The material below has pictures in it. Set down only the lines from the line containing "Clone this diagram in TikZ." through the line containing "(0,0) rectangle (783,577);", word for word, and leave the pictures behind.

======== DATA RECORDS

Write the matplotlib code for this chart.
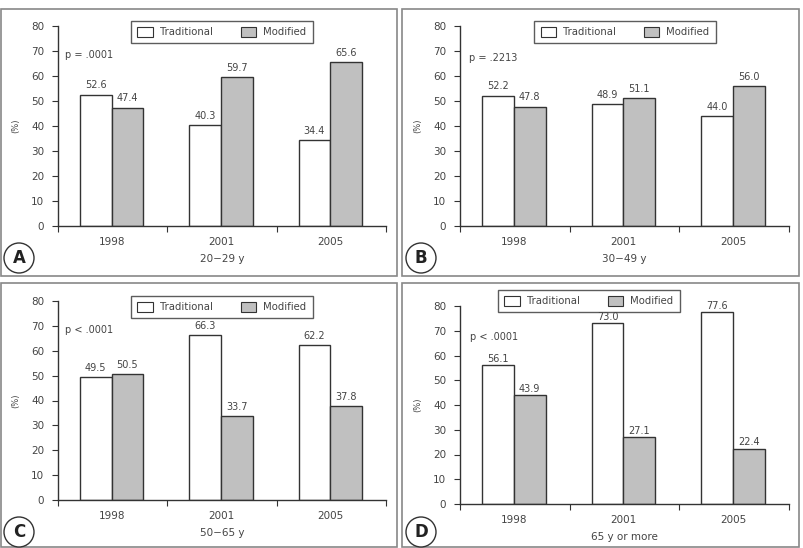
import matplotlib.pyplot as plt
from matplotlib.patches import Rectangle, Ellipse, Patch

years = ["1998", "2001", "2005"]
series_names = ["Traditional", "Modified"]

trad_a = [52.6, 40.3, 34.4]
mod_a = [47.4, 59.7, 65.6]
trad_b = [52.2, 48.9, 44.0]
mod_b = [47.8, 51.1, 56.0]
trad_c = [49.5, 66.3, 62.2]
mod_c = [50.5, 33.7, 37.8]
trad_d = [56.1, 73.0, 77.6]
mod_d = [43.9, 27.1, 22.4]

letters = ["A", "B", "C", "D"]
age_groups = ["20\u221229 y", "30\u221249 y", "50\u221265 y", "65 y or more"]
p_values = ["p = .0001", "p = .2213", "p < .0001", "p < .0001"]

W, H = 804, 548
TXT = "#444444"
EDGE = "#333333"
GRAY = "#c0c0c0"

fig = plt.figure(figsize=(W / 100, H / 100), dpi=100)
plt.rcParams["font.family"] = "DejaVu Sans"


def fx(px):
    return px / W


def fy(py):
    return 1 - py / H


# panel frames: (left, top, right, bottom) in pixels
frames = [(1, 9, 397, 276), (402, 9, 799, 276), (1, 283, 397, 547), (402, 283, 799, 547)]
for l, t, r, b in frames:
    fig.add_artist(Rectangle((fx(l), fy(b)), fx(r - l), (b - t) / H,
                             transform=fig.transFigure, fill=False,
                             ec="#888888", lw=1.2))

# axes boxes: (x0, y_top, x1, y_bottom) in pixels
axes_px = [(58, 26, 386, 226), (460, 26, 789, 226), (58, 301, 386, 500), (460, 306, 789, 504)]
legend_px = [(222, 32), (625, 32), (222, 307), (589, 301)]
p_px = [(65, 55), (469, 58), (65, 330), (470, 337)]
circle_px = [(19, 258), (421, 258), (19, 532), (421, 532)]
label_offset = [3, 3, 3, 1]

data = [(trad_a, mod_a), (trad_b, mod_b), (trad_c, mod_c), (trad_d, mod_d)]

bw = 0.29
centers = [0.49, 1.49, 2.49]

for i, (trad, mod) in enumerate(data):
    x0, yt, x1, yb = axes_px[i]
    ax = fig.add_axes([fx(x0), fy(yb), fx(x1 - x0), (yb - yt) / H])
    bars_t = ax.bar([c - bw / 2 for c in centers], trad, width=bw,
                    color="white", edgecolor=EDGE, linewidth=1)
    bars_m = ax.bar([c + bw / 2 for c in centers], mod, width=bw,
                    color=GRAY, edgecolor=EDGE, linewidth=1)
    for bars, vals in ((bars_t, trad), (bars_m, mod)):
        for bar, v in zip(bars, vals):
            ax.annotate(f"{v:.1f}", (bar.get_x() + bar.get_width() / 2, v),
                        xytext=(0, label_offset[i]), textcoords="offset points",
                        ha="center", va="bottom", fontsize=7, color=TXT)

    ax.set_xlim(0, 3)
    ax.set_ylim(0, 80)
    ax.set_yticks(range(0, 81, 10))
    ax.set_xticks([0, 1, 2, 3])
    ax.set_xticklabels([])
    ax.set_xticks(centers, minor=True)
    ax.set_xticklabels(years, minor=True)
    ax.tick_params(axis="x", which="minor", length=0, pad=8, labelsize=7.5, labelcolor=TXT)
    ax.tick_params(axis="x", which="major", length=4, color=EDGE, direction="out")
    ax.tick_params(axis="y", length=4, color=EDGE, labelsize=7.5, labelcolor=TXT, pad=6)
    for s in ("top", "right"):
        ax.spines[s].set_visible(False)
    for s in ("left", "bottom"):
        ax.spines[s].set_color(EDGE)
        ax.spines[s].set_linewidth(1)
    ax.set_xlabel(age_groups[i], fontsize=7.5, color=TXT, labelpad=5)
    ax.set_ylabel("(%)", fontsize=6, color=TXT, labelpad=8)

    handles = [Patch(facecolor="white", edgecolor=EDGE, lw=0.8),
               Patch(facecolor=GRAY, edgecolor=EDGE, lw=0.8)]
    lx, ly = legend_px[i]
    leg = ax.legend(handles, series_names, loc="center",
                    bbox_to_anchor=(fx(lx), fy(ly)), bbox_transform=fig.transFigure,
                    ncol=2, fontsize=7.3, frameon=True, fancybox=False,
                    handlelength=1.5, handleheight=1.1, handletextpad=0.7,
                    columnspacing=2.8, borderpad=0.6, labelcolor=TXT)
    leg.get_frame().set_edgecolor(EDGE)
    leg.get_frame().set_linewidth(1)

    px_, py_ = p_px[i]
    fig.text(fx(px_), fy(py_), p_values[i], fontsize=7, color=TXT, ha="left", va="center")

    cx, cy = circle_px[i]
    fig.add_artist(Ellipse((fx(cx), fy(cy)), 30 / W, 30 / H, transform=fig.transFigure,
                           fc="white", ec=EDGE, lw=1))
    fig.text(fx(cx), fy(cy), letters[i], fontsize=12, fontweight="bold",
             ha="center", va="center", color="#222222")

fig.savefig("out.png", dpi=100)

================
======== DATA RECORDS

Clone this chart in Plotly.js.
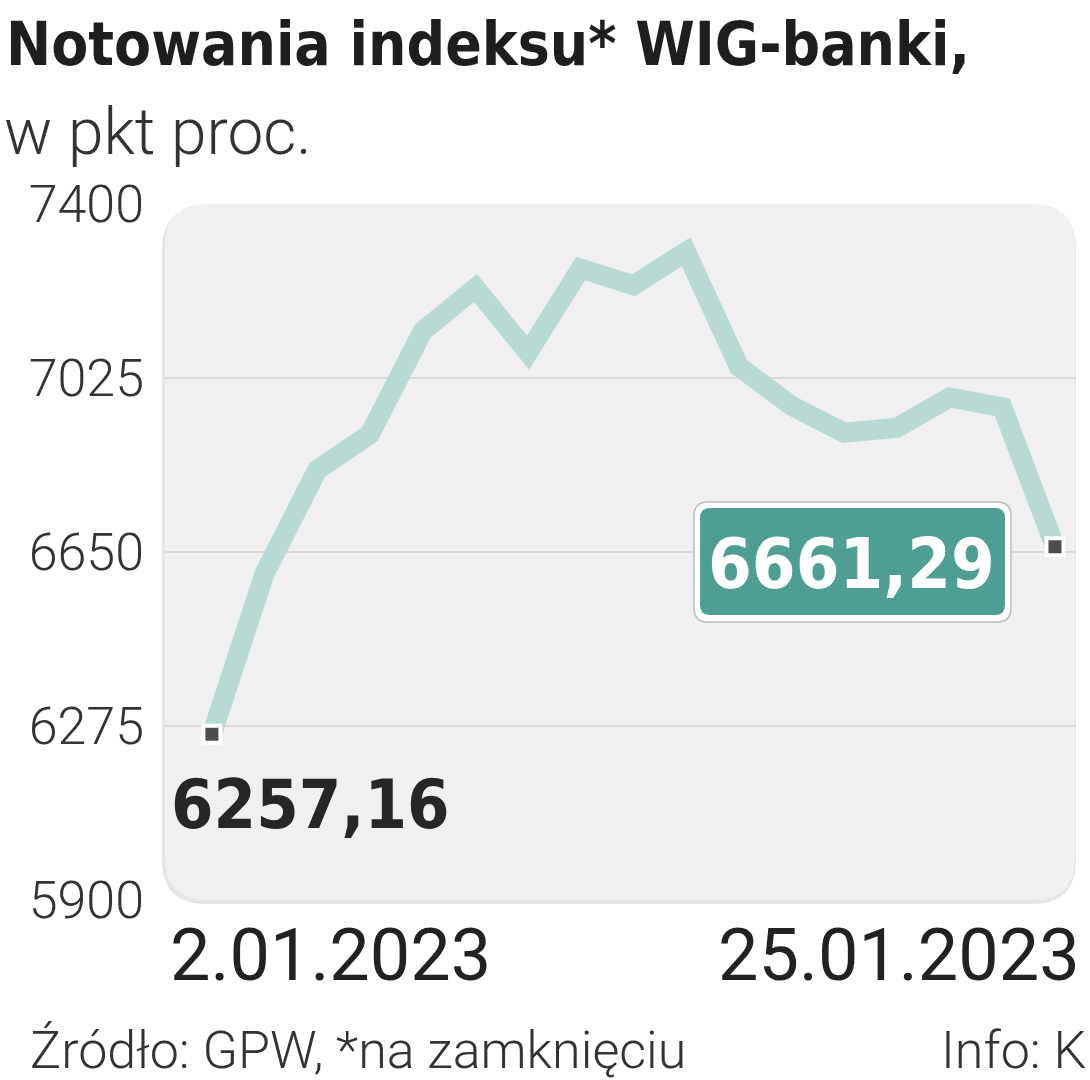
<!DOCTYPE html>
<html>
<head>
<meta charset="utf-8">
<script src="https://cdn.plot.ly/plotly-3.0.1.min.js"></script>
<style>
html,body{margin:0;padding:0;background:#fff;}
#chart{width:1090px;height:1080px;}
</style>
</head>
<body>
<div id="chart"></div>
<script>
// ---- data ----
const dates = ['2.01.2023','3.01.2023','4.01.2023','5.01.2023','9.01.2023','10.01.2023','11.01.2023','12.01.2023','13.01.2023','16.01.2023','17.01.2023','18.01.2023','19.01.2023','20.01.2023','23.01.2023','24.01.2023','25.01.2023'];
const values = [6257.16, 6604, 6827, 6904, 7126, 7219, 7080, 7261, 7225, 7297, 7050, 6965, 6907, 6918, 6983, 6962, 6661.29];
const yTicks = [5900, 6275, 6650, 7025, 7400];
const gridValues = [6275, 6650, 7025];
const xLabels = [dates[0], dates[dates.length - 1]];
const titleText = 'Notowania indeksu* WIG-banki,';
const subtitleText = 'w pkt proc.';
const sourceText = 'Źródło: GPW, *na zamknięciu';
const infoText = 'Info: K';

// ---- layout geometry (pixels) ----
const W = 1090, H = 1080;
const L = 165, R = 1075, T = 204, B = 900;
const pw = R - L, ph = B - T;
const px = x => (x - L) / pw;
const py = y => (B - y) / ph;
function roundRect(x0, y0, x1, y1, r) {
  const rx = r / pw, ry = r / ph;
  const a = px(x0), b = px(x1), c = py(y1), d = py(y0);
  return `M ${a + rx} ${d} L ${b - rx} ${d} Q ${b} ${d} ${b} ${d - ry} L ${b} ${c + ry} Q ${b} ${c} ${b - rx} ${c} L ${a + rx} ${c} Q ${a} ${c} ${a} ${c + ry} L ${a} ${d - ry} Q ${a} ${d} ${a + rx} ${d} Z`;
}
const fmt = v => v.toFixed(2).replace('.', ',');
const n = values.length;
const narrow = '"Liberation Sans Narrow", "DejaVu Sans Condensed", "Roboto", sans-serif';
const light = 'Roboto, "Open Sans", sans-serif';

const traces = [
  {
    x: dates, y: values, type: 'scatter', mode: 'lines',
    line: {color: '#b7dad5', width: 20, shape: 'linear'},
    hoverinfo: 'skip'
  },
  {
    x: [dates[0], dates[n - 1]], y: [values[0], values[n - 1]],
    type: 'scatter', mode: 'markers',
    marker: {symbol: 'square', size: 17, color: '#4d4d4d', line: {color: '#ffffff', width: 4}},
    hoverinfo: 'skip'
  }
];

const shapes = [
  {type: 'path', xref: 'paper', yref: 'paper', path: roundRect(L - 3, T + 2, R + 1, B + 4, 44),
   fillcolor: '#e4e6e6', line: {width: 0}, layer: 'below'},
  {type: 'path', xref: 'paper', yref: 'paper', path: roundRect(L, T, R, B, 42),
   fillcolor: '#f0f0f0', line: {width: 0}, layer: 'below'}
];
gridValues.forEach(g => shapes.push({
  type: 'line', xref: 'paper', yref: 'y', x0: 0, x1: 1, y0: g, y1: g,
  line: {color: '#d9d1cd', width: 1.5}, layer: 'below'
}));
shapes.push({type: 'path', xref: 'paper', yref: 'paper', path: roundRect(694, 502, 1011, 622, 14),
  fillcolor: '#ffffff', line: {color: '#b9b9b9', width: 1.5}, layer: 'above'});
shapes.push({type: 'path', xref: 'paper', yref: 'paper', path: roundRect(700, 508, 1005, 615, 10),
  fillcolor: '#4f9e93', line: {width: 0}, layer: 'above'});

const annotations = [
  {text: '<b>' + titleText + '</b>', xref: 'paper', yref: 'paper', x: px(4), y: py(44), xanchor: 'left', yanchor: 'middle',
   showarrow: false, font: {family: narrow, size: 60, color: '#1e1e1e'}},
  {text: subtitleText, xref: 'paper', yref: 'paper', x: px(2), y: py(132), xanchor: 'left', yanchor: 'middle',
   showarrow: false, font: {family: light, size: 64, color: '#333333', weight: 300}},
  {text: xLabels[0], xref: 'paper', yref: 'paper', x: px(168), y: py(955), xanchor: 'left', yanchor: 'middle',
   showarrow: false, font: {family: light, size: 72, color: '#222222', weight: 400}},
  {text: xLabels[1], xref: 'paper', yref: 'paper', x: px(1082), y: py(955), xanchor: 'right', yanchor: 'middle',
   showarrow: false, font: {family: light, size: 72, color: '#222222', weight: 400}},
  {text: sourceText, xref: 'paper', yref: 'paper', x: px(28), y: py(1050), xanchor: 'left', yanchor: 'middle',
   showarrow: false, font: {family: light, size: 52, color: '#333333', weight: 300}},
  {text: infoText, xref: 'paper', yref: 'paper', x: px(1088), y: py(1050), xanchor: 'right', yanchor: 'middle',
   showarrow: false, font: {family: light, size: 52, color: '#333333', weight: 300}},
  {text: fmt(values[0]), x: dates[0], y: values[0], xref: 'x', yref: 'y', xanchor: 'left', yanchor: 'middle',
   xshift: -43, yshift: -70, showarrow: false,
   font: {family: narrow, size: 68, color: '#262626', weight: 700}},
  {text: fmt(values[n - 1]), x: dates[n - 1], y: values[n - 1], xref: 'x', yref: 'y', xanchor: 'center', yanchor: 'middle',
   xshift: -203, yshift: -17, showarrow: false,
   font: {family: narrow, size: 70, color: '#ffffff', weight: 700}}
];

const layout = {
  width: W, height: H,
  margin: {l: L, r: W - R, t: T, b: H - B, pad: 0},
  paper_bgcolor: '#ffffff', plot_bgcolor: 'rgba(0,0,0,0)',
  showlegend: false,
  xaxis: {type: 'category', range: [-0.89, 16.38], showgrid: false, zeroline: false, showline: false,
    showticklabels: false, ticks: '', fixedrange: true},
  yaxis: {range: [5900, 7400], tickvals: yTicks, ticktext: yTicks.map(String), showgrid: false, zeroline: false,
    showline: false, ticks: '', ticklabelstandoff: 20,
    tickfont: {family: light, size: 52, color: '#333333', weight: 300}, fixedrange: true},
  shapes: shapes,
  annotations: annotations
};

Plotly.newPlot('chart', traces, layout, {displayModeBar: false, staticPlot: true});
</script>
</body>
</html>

================
======== DATA RECORDS

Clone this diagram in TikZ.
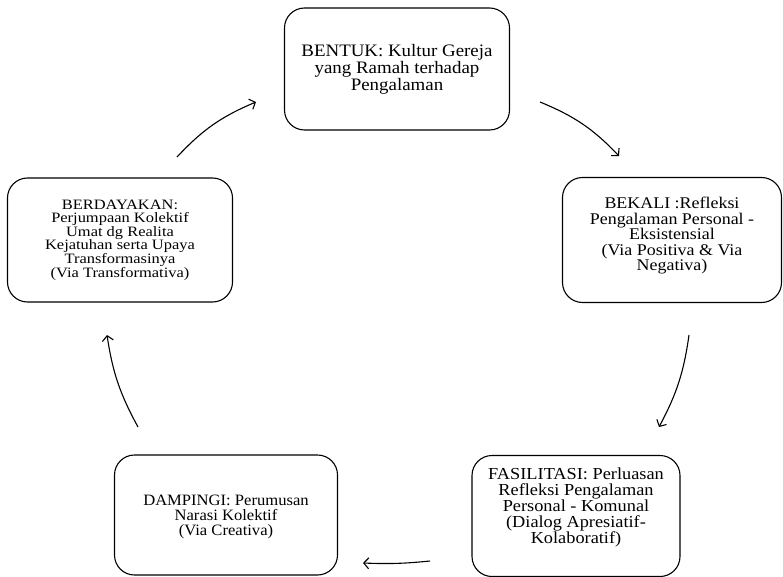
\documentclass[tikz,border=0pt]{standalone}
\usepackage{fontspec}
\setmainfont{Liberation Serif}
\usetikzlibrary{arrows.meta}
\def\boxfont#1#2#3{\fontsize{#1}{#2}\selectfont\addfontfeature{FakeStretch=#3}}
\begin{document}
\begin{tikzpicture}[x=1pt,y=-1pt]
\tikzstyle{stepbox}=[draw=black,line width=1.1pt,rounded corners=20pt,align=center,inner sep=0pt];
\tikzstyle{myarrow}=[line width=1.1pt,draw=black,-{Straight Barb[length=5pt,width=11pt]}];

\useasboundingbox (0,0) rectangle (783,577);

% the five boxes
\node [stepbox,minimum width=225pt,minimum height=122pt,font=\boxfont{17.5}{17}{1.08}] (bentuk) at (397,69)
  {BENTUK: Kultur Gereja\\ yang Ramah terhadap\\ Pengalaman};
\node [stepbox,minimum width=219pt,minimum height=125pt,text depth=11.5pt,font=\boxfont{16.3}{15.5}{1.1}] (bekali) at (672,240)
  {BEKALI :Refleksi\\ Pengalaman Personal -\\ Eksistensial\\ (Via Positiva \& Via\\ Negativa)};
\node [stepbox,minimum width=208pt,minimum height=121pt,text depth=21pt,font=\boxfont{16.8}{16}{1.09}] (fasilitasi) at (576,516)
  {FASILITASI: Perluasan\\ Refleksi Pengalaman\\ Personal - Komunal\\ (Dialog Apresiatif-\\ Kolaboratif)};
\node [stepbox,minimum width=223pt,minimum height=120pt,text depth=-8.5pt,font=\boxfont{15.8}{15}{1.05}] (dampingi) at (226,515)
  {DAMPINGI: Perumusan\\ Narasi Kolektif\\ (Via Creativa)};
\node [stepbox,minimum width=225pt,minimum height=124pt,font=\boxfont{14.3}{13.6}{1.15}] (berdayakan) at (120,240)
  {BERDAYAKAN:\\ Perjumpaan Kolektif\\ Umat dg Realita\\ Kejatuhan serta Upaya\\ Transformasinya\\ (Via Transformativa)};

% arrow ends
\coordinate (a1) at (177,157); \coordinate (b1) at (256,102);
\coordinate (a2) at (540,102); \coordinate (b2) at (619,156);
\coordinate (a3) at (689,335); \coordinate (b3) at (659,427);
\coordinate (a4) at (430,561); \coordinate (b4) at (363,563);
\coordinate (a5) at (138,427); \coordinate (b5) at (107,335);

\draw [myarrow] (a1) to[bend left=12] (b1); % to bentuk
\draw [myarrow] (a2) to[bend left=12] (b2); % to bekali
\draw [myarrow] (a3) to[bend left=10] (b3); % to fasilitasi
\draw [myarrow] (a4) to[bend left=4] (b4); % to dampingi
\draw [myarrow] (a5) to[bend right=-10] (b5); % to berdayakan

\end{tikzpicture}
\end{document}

================

### WRITTEN ANSWER
Clone this diagram in TikZ.
\documentclass[tikz,border=0pt]{standalone}
\usepackage{fontspec}
\setmainfont{Liberation Serif}
\usetikzlibrary{arrows.meta}
\def\boxfont#1#2#3{\fontsize{#1}{#2}\selectfont\addfontfeature{FakeStretch=#3}}
\begin{document}
\begin{tikzpicture}[x=1pt,y=-1pt]
\tikzstyle{stepbox}=[draw=black,line width=1.1pt,rounded corners=20pt,align=center,inner sep=0pt];
\tikzstyle{myarrow}=[line width=1.1pt,draw=black,-{Straight Barb[length=5pt,width=11pt]}];

\useasboundingbox (0,0) rectangle (783,577);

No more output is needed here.